I’ve been reading some of my old, barely remembered comics to my completely super-hero obsessed 4-year old. He loves them all indiscriminately, of course. My reactions are more mixed.
I presume some of you have a memory of the animated television series with Superman, Batman, Aquaman, Wonder Woman, Robin, and the Wonder Twins (Zan and Jayna). Anyway, it was also turned into a comic-book series in the late 70s, early 80s, and I bought a bunch of issues (I would have been 8 or 9 then, I guess.)
I had somewhat fond memories of the series, and revisiting them with my son didn’t entirely disillusion me. Yes, they are insufferably preachy (Superman’s always sticking his chest out, looking down at the Wonder Twins, and intoning some platitude like “…strength isn’t everything to a hero! Sometimes brains are more important!”) And they also strain painfully hard to be educational (when the Scarecrow starts inflicting our heroes with superphobias, Batman and Superman sort of stand around solemnly listing the scientific names of each one “Acrophobia — fear of heights!”) And the art is bland and uninspired (though it certainly doesn’t look too bad by the standards of many modern-day efforts.)
Still, the comics do have a kind of doddering, aphasiac creativity which I find entertaining. In one episode, Merlin the magician shows up, hands a mad filmmaker a magic camera, and then wanders off again. (When asked why he’s still alive, Merlin taps his brow and says “Dear me! I must have forgotten to die!”) In another, a team of elemental themed super-villains are hindered by the fact that their costumes can’t keep up with their super-powers (for instance, the water-villain can’t flow out of her costume — and did I mention that the water-villain is bizarrely able to change into a gorilla?) In the Scarecrow issues, they also randomly claim Wonder Woman changes into a berserker because she’s removed her bracelets (Is that cannon? Where do they get this stuff?) And then there’s the animal-training villain who appears in multiple issues and whose name is… Menagerie Man.
I mean, obviously, you wouldn’t want to read this yourself if you didn’t have to, but my son loves it, and the blundering goofiness is just entertaining enough to keep you from wanting to kill yourself after you’ve read it for the fourth time.
This was a collaboration between Marvel and the Electric Company television show (which featured live-action Spidey segments during its run.) Again, I had fond memories of these from my youth. They are pretty cute; less actual stories than a running series of puns and gags, some aimed at the kids, some pitched (kindly) at the adults. I really enjoyed the picture of Thanos (yes, Thanos) piloting a monogrammed helicopter.
In another issue, a villain called Mastermind (not the X-Men enemy) uses his evil soft drinks to battle a Women’s Liberation march.
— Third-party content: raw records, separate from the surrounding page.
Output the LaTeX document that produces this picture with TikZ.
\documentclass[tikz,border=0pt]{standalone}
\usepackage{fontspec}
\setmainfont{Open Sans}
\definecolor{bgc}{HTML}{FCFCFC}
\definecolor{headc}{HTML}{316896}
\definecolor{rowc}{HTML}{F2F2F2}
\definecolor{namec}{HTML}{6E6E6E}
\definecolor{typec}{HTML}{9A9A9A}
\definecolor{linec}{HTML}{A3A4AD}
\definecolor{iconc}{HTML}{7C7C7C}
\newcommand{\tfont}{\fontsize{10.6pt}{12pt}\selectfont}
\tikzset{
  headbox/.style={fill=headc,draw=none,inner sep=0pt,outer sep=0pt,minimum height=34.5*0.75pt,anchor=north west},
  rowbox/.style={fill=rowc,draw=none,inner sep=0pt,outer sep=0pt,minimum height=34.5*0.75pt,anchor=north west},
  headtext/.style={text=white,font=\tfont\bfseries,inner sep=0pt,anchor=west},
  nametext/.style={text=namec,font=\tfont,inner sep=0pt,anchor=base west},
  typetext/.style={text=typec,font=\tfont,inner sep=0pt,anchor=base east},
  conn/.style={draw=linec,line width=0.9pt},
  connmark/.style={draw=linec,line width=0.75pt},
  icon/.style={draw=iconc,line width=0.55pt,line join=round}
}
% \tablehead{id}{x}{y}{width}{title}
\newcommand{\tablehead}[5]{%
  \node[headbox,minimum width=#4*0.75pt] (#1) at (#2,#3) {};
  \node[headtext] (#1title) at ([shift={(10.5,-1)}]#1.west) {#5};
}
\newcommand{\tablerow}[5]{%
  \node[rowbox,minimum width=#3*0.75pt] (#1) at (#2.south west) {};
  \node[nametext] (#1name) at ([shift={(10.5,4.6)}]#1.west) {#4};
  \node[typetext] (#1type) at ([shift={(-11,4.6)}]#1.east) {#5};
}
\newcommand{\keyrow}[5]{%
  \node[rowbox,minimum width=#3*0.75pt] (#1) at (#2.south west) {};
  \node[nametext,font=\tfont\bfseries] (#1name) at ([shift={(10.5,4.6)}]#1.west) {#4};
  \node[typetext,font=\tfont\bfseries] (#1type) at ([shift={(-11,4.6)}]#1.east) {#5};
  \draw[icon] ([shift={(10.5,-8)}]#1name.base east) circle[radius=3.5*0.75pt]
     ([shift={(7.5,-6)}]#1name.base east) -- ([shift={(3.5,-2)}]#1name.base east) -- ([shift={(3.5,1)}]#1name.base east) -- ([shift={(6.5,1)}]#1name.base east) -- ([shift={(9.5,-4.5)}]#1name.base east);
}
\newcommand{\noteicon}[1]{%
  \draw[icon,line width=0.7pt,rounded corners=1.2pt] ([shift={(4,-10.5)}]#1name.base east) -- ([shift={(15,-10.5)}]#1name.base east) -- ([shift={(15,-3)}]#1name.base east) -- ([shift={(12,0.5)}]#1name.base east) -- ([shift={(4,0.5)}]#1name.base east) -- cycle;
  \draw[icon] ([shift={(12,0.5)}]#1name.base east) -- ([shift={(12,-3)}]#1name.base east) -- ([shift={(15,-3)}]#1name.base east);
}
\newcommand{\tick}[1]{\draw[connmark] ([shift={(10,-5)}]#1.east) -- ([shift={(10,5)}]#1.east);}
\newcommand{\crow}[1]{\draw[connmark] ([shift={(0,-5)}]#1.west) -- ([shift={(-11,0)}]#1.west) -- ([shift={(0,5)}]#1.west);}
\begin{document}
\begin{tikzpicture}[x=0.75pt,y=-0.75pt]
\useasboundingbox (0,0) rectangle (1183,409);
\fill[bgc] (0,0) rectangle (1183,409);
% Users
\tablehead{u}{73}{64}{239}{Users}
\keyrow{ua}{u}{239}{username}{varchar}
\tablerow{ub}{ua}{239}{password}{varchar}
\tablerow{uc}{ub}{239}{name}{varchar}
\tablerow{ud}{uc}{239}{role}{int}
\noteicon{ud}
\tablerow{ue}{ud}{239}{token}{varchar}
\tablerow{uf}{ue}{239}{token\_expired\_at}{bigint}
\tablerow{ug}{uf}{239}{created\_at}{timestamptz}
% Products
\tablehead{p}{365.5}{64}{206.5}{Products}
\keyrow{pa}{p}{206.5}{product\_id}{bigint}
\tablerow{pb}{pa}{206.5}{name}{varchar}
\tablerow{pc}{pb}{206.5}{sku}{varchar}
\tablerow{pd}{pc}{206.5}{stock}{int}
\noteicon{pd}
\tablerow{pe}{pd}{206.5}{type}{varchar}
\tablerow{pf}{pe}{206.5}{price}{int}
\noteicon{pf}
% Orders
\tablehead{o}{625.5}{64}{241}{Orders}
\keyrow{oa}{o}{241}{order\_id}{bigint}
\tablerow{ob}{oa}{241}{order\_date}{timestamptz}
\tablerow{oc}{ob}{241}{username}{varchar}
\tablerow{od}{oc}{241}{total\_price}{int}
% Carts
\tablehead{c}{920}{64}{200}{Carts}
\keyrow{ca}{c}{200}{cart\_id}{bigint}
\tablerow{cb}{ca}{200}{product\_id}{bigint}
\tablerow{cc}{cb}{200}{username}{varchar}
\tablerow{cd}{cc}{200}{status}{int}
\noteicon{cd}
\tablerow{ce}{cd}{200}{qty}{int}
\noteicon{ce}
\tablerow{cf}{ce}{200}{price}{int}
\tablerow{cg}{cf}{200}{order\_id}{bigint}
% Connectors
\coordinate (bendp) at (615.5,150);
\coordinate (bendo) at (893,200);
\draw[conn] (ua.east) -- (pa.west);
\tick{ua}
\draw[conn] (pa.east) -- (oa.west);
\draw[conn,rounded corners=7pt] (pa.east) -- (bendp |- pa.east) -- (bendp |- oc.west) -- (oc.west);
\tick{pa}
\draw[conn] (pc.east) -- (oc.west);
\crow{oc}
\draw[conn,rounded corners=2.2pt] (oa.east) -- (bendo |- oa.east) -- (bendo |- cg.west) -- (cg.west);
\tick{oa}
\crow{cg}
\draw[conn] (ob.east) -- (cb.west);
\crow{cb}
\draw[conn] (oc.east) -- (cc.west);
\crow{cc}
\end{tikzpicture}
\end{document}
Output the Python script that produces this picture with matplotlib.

And I also liked the episode where Spidey dresses up in a gorilla suit to do movie stunts for a semi-sentient simian, who is a lot less grateful than you might think. (“How do I get into these things?” Spidey asks. How indeed?)
Reading over that, it actually sounds more entertaining than it is. Part of the problem is the decision to make the language and storylines as simple as possible. It’s meant to be easy reading for kids, I guess, but it’s boring — and, really, there are a lot of books for kids that aren’t, so I fear the language in itself isn’t an excuse. I think the people who did this were probably pretty clever, but not quite clever enough to overcome the reductive concept. I think I really prefer the Super-Friends, which is more clearly created by idiots, but which has a genuine Silver-Age-what-the-hell vibe, for which I retain a soft spot.
I do like some Stan Lee — the writing in the early Steve Ditko Spider-Man comics is quite entertaining, for example. But, jeez, the Lee/Kirby X-Men is sure a pile of irredeemable crap. A big part of the problem is the Danger Room — every damn issue starts off with pages and pages of tedious “powers testing” for no particular purpose. And the whole dynamic with Jean Grey as the only girl and all the guys (including, ickily enough, Professor X) vying for her attention is unendurably corny.
I guess the difference is that Spidey is all about nerd-meets-world; Peter Parker has to negotiate interactions with folks who aren’t like him (whether guys like Flash or J. Jonah Jameson, or girls like Betty or Mary Jane.) Whereas the X-Men feels like nerd-meets-nerd; the boys’ clubhouse atmosphere is overwhelming. I mean, Magneto and the evil mutants are fun, but they just show up how completely irritating the supposed heroes are. Professor X, in particular, is hopelessly self-righteous. In one sequence, he has the X-Men attack the Blob, and then is surprised when the latter doesn’t want to join his team. So then the Professor mindwipes him. Yay for the heroes, I guess.
I wonder if Ditko just brought more to the writing than Kirby did? I haven’t read too man other Lee/Kirby titles…no, wait, the Lee/Kirby monster comics I’ve read were all much better than this. Maybe the two of them were just tired by the time they got to the X-Men. Anyway, reading these, Chris Claremont looks like a genius. That’s not something I find myself saying very often, but who would have thought anything worthwhile could be salvaged from this train-wreck?